The interior of Mayfield and Easthouses Church has been modernised to create a versatile and flexible space to enable the congregation to serve the local community in more imaginative ways.
Remodelling means the building is suitable for a wide range of activities like music productions, film screenings and exhibitions – opening up the possibility of being open seven days a week.
A community café with children’s play area and charity shop, selling a variety of items including clothing and bric-a-brac, offers the community a place to gather and share refreshments.

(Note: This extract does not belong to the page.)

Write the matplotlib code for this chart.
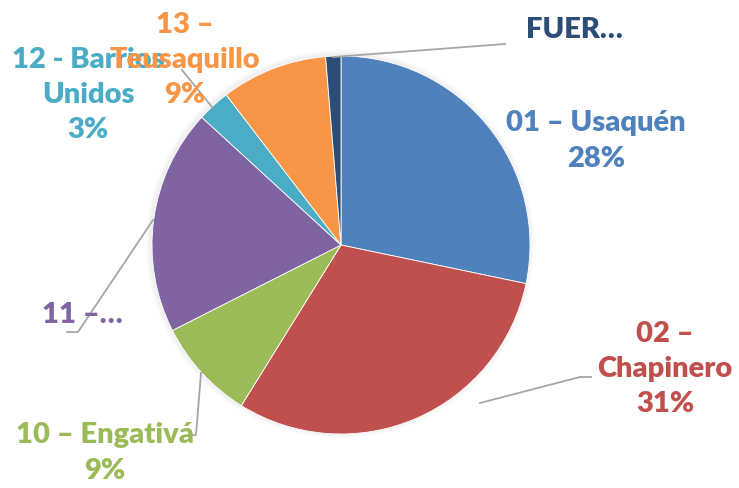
import matplotlib
matplotlib.use("Agg")
import matplotlib.pyplot as plt
from matplotlib.patches import Circle

# slice data (share of total)
names = ["01 – Usaquén", "02 –\nChapinero", "10 – Engativá", "11 –…",
         "12 - Barrios\nUnidos", "13 –\nTeusaquillo", "FUER…"]
values = [28.3, 30.6, 8.7, 19.3, 2.8, 9.1, 1.3]
pct_labels = ["28%", "31%", "9%", "", "3%", "9%", ""]
colors = ["#4F81BD", "#C0504D", "#9BBB59", "#8064A2",
          "#4BACC6", "#F79646", "#2C4D75"]

W, H = 739, 488
fig = plt.figure(figsize=(W / 100, H / 100), dpi=100)
ax = fig.add_axes([0, 0, 1, 1])

cx, cy, r = 341, H - 245, 189

# soft shadow around the pie
for i, a in enumerate([0.05, 0.035, 0.02]):
    ax.add_patch(Circle((cx - 1, cy + 1), r + 2 + 2 * i, color="#808080",
                        alpha=a, lw=0, zorder=0))

ax.pie(values, startangle=90, counterclock=False, center=(cx, cy), radius=r,
       colors=colors, wedgeprops=dict(edgecolor="white", linewidth=0.6))

ax.set_xlim(0, W)
ax.set_ylim(0, H)
ax.set_aspect("equal")
ax.axis("off")

# leader lines (image pixel coordinates)
leaders = [
    [(333, 57), (505, 44)],
    [(212, 107), (182, 70)],
    [(153, 220), (78, 332), (67, 332)],
    [(201, 373), (196, 435), (193, 435)],
    [(480, 403), (580, 377), (591, 377)],
]
for pts in leaders:
    xs = [p[0] for p in pts]
    ys = [H - p[1] for p in pts]
    ax.plot(xs, ys, color="#A6A6A6", lw=1.3, zorder=3)

# label positions (image pixel coordinates, text centre)
label_pos = [(596, 141), (665, 369), (105, 453), (82, 315),
             (88, 95), (185, 60), (574, 30)]
font = dict(family="Lato", weight="heavy", size=21)
for name, pct, col, (x, y) in zip(names, pct_labels, colors, label_pos):
    txt = name if not pct else name + "\n" + pct
    ax.text(x, H - y, txt, color=col, ha="center", va="center",
            linespacing=1.45, zorder=4, **font)

fig.savefig("out.png", dpi=100)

The building on Bogwood Road, Mayfield, which first opened in 1955, has new toilets, a smart heating system, modern kitchen and floor to ceiling windows which means it is flooded with natural sunlight.

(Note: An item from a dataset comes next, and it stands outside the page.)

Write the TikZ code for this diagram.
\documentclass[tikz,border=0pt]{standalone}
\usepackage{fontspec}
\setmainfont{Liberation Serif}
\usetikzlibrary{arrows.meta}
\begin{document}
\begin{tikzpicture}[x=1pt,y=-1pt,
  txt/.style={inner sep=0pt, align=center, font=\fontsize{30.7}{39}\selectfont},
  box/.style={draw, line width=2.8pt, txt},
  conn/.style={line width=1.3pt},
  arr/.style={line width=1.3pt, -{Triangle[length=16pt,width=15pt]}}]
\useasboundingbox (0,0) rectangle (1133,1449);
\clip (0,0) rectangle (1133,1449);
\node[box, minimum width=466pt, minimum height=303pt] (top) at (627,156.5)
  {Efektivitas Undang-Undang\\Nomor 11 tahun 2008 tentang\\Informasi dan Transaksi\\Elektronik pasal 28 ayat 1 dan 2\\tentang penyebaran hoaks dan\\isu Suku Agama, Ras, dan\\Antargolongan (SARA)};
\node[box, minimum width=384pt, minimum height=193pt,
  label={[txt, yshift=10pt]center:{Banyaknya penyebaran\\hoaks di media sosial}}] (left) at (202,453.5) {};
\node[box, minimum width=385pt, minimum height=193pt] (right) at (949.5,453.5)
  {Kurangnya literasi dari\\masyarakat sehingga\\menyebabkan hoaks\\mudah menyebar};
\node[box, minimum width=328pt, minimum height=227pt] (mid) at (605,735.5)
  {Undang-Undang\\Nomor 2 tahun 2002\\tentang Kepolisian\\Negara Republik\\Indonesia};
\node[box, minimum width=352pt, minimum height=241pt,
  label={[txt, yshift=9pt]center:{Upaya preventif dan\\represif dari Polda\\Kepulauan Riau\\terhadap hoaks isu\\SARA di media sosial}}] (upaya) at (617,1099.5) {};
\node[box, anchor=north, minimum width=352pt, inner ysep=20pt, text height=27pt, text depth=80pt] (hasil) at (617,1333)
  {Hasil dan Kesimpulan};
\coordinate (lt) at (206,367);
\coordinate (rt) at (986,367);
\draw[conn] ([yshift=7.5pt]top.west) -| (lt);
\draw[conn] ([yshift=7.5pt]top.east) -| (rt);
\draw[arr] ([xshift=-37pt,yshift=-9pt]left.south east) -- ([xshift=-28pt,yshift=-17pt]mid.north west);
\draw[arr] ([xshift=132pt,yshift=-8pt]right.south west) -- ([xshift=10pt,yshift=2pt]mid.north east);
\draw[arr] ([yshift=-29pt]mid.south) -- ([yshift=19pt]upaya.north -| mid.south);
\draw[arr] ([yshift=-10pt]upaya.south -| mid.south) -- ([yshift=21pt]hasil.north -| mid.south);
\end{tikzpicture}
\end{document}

Mabel Currie, Session Clerk of Newbattle Parish, said: “We are absolutely delighted that work to create a modern, comfortable building in the heart of our community has now been completed.
“It is a source of great pride and joy for the congregation which has always used the church in creative ways and the refurbishment allows us to take that to the next level.

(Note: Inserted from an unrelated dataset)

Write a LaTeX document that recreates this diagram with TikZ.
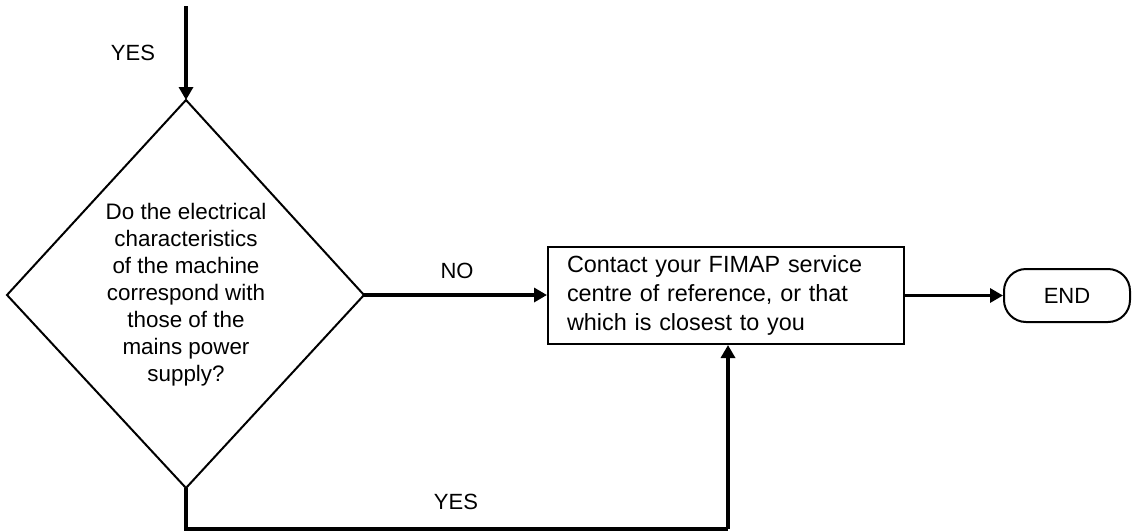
\documentclass[tikz,border=0pt]{standalone}
\usepackage{fontspec}
\setmainfont{Liberation Sans}
\usetikzlibrary{arrows.meta}
\begin{document}
\begin{tikzpicture}[x=1pt,y=-1pt,
  shapeline/.style={draw=black,line width=2pt},
  conn/.style={draw=black,line width=3.5pt,-{Triangle[length=13pt,width=14pt]}},
  plainconn/.style={draw=black,line width=3.5pt},
  lbl/.style={font=\fontsize{22}{27}\selectfont,inner sep=0pt},
  every node/.style={font=\fontsize{22}{27}\selectfont}]
\useasboundingbox (0,0) rectangle (1132,531);
% diamond corners
\coordinate (dl) at (7,295);
\coordinate (dt) at (186,100);
\coordinate (dr) at (364,295);
\coordinate (db) at (186,488);
\draw[shapeline,line join=miter] (dl) -- (dt) -- (dr) -- (db) -- cycle;
\node[align=center,inner sep=0pt,font=\fontsize{22.4}{27}\selectfont] (dtext) at (186,295)
  {Do the electrical\\characteristics\\of the machine\\correspond with\\those of the\\mains power\\supply?};
% box
\node[shapeline,minimum width=356pt,minimum height=97pt,text width=318pt,align=left,inner sep=0pt,
  font=\fontsize{23.4}{29}\selectfont] (box) at (726,295.5)
  {Contact your FIMAP service\\centre of reference, or that\\which is closest to you};
% terminal
\node[shapeline,rounded corners=22pt,minimum width=126pt,minimum height=53pt,inner sep=0pt] (end) at (1067,295.5) {END};
% top arrow
\coordinate (topstart) at (186,6);
\draw[conn] (topstart) -- (dt);
\node[lbl] (yes1) at (133,53) {YES};
% NO arrow
\draw[conn] (dr) -- (dr -| box.west);
\node[lbl] (no) at (457,271) {NO};
% to END
\draw[conn] (box.east |- end.west) -- (end.west);
% bottom loop
\coordinate (b1) at (186,529);
\coordinate (b2) at (728,529);
\coordinate (b3) at (728,344);
\draw[plainconn] (db) -- (b1) -- (b2);
\draw[conn] (b2) -- (b3 |- box.south);
\node[lbl] (yes2) at (456,502) {YES};
\end{tikzpicture}
\end{document}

“We are really open to new ideas and exploring what it means for us in terms of supporting our community, developing our own faith and sharing the Good News.
“It is an open place of welcome, comfort and support and we hope that people will be able to see the real possibilities for the Church going forward.”
Mrs Currie said the congregation was proud that adults with support needs, who meet in the church hall, will continue to work in the café one day a week reinforcing their identity as valued members of the community.
Mayfield and Easthouses Church contributed £70,000 of its own funds to the Cornerstone Project, first conceived in 2011, and the rest of the money was made up from grants, fundraising activities and personal donations.
The Church of Scotland General Trustees, contributed £100,000 to the scheme which was completed on time and on budget.
Tyne- Esk LEADER, WREN FCC Scottish Action Fund, Robertson Trust and J M Napier Fund were also major financial supporters.
The project was delivered by contractor Ashwood Scotland Ltd and overseen by the Kirk Session with support from Lothian Presbytery because Newbattle Parish is currently in vacancy and seeking a new minister.
Rev Sean Swindells, who left the parish to become minister of the Parish of Fintray, Kinnellar and Keithhall in Aberdeenshire in 2016, attended the opening ceremony and unveiled a commemorative plaque and planted a tree in the remodelled garden area.
The new look church, which hosts a wide range of activities including a Mothers and Toddlers group, youth group and Messy Church, held a service of rededication on Sunday, with the church practically full to capacity.
A spokesman for the Church of Scotland said: “The Church is continually reforming and seeking to grow by engaging with the communities it serves in fresh, imaginative ways.
“A lot of people have fixed ideas about the Church being stuck in the past but they should think again because it is no longer just about an hour on a Sunday morning.
“Across the country, many traditional buildings have been revamped or replaced to great effect to create open, versatile and flexible spaces where people want to be.”